Sur l’ondulation du rideau, après un entraînement à la saisie perceptive, on peut voir surgir, vu de dos et cadré en plan américain, un garçon nu debout. Dans l’alternance des bandes, les lignes plus claires esquissent un corps délicat à l’allure d’adolescent. Par rapport à l’image latente de Vélasquez, celle de Bacon semble plutôt le résultat d’une projection sur le rideau. Un détail nous indique que le garçon a déjà pénétré dans la zone d’influence du pape : de part et d’autre du trône, les montants et traverses dorées sont au premier plan par rapport au rideau où apparaît la figure monochrome. En regardant maintenant les deux figures on s’aperçoit que la silhouette mince aux fesses rebondies et haussant les épaules est disposée devant le religieux. Cette présence fait sortir d’emblée le pape de son isolation. L’apparition métamorphose la représentation d’un religieux solitaire. Une relation narrative vient maintenant s’instaurer entre l’adulte et le garçon  : le pape semble crier dans la direction du jeune homme nu. La scène se transforme en une domination verbale.

*

Avant d’exposer les motivations qui nous induisent à privilégier la piste d’un rapport entre un pape dominant et un garçon dominé, il faudra répondre à une autre objection tout à fait légitime : pour quelle raison une telle image ne pourrait-elle pas être considérée comme une illusion ou un effet dû à l’alternance des plis et replis du rideau  ? Et, surtout, pouvons-nous fournir d’autres preuves de la volonté de représenter une telle figure  ?

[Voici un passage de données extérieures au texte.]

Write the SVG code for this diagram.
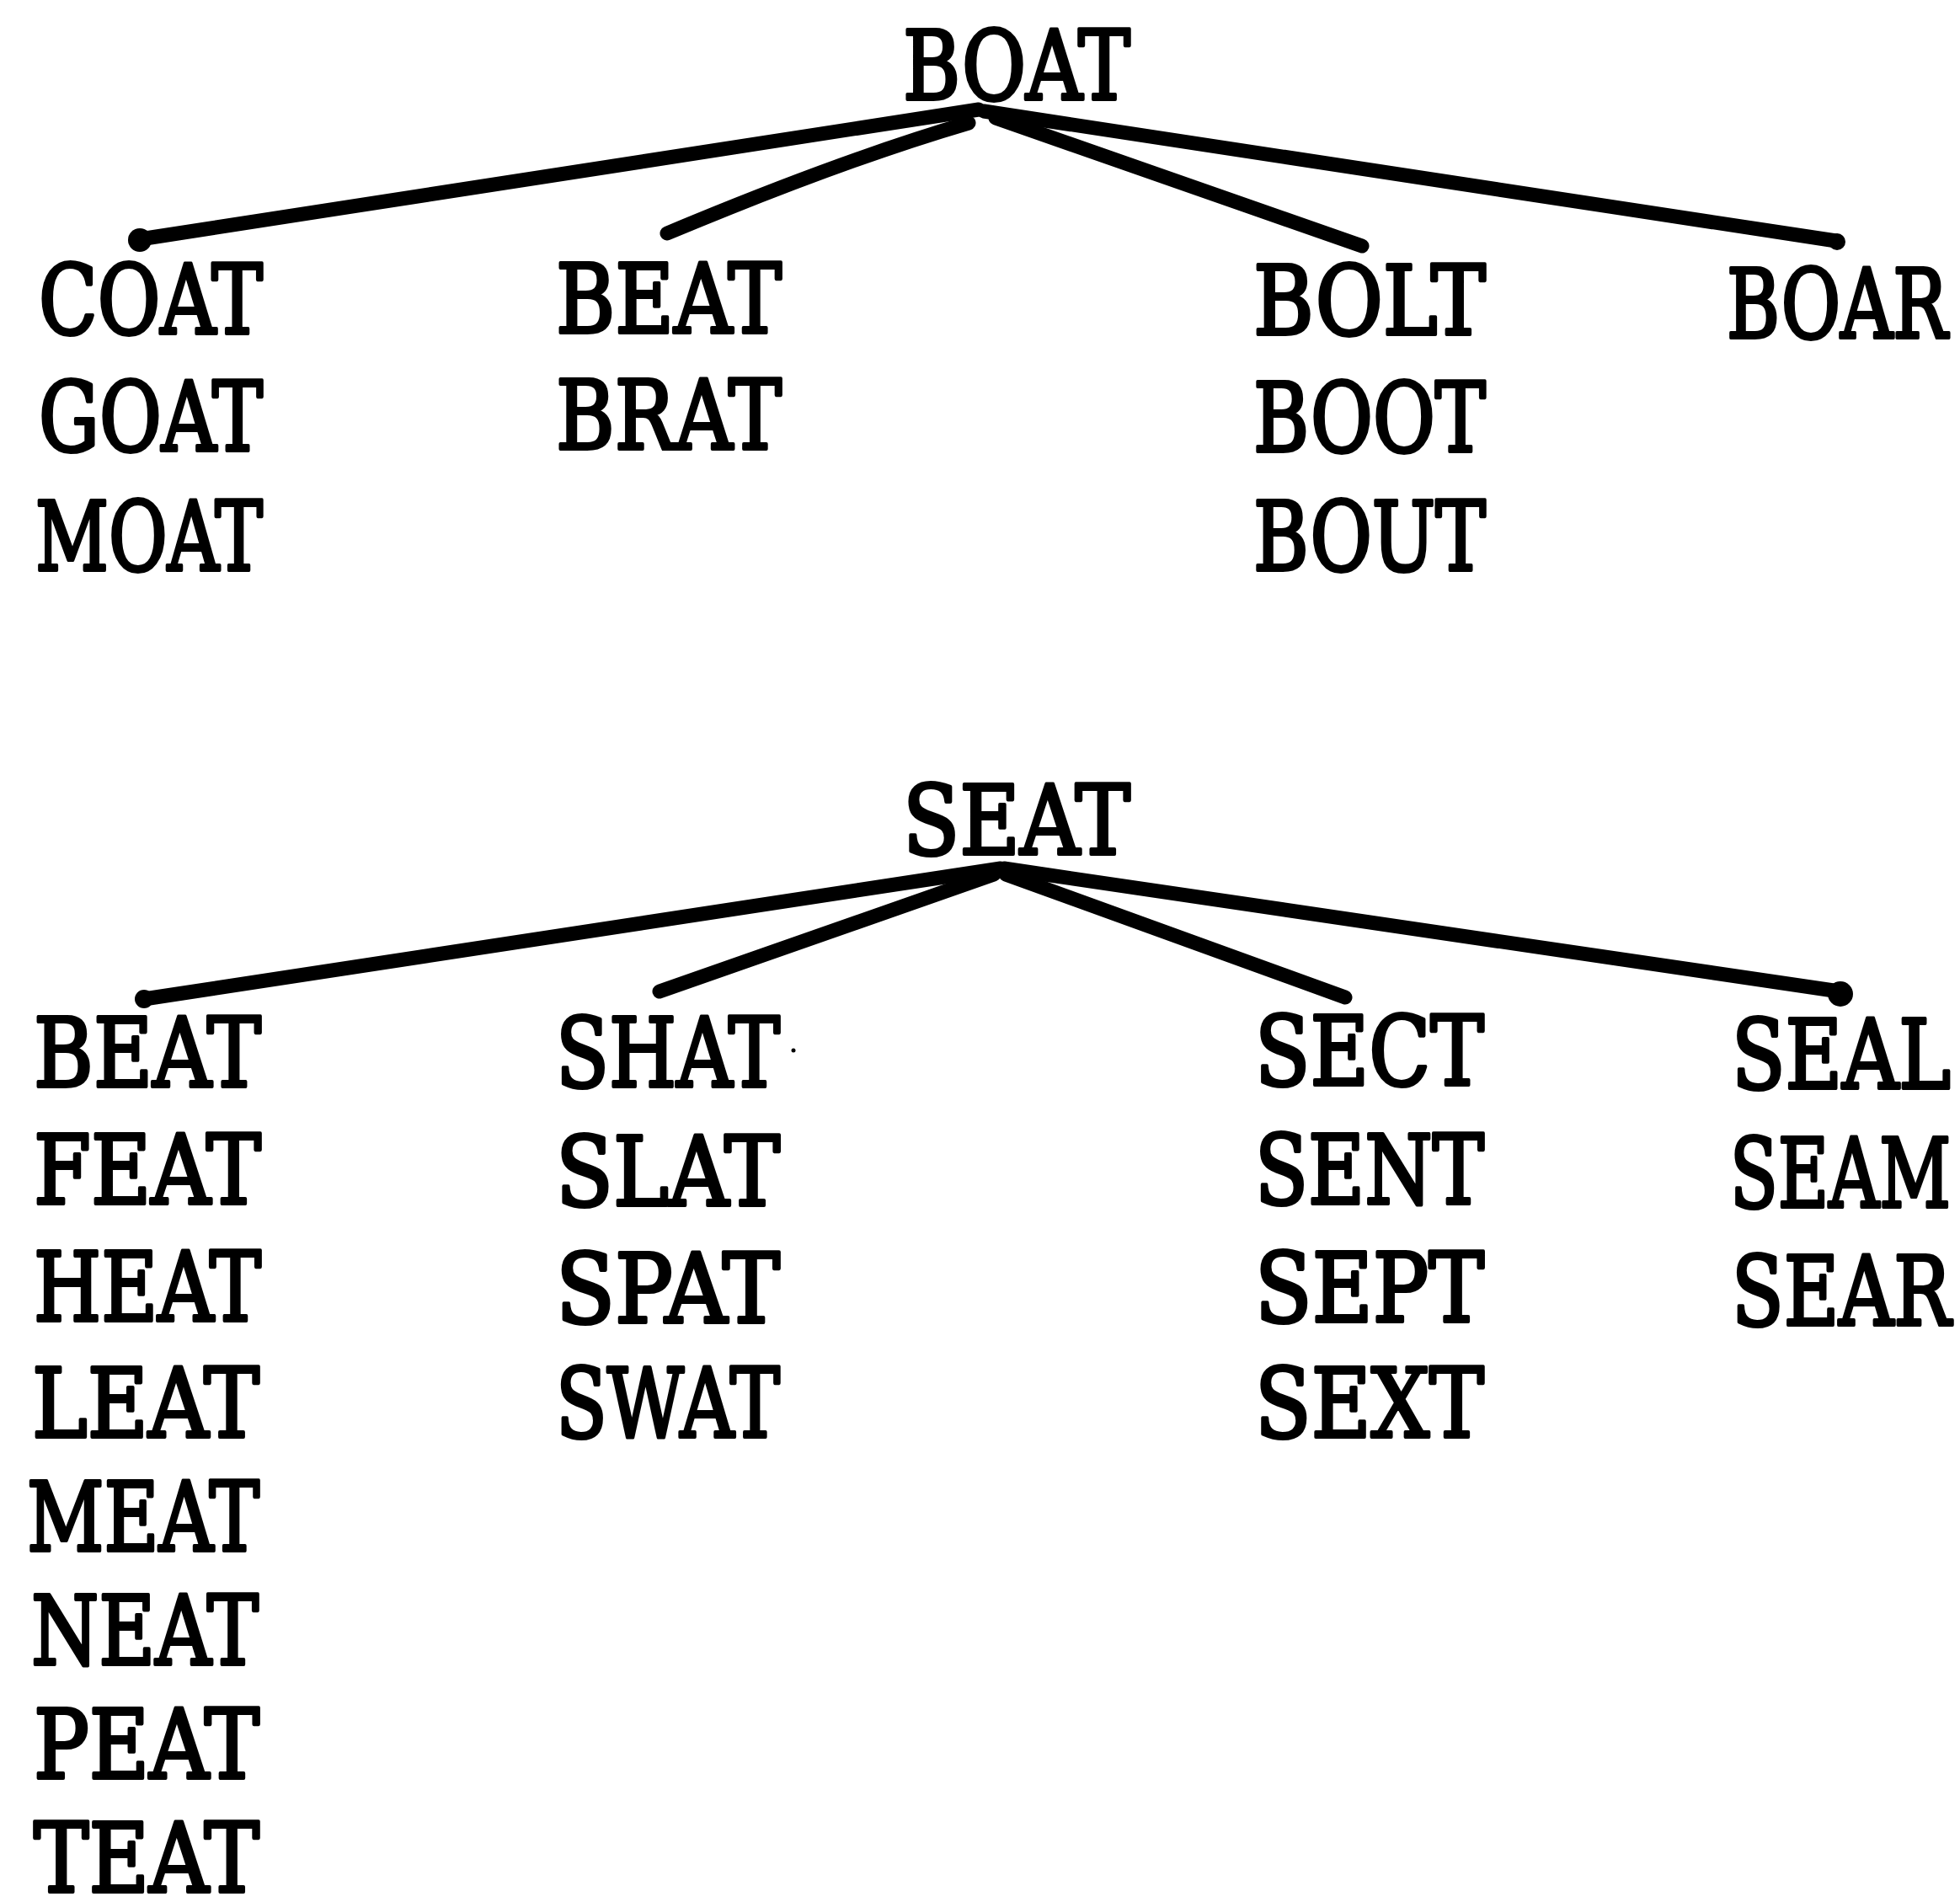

Non seulement la technique de camouflage est semblable à celle que nous avons déjà relevée dans le portrait de Vélasquez – dont, rappelons-le, le tableau de Bacon est une variante – mais on peut aussi voir une tentative de produire une telle image dans deux peintures représentant un homme nu en train de passer dans l’ouverture d’un rideau (Fig. 13 et Fig. 14). Réalisées quelques années auparavant, ces deux toiles sont Sans titre (Figure au bras levé, 1949, inachevé) et Étude d’après le corps humain (1949).

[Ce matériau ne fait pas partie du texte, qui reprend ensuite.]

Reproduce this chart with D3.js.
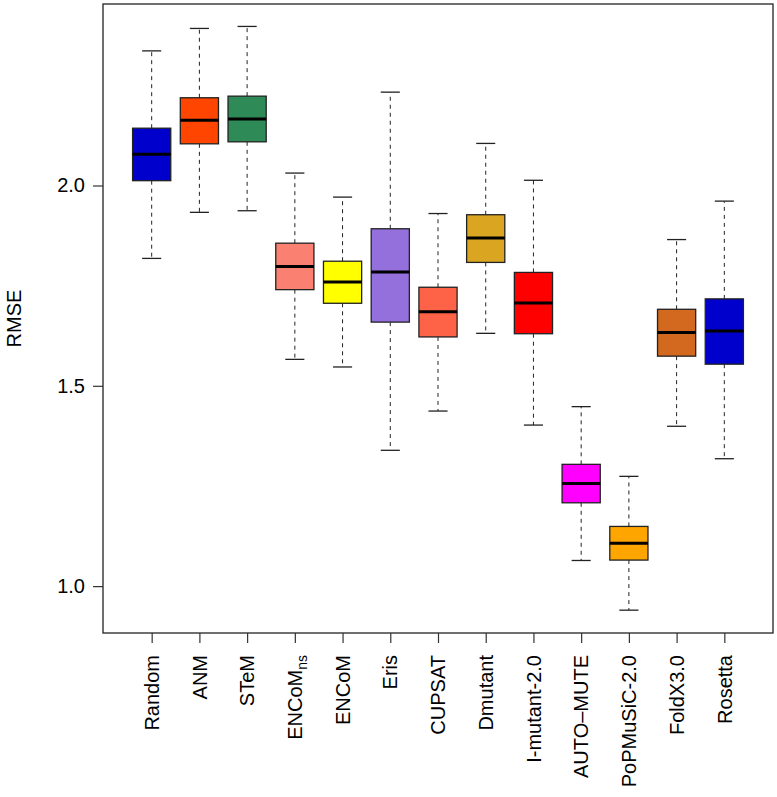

Il faut donc constater qu’au moment où Bacon peint Tête VI (1949), la dernière de la série des têtes – ainsi que le premier pape hurlant – il peint aussi des garçons nus en train de pénétrer l’espace qui s’étend au-delà du rideau. L’atmosphère de ces deux tableaux – celle du dernier en particulier – demeure très mystérieuse : on entrevoit des détails géométriques qu’on ne parvient pas à identifier. L’hypothèse est que derrière le rideau se trouve le pape et que les tableaux de cette période offrent deux points de vue différents sur une même scène. Pendant les années 1950, le rideau constitue le plus souvent la barrière qui sépare les deux espaces où sont distribuées les figures, mais il est, en même temps, le seuil qui délimite cette scène selon le point de vue choisi pour la représenter. Cette scène de référence serait en définitive celle que nous entrevoyons dans le portrait de 1953.

*

En 1971 Bacon peint un dernier tableau de la série des papes : Étude pour le pape rouge (Fig. 15). Il s’agit d’une seconde version d’un tableau précédent, Étude d’après Innocent X de 1962.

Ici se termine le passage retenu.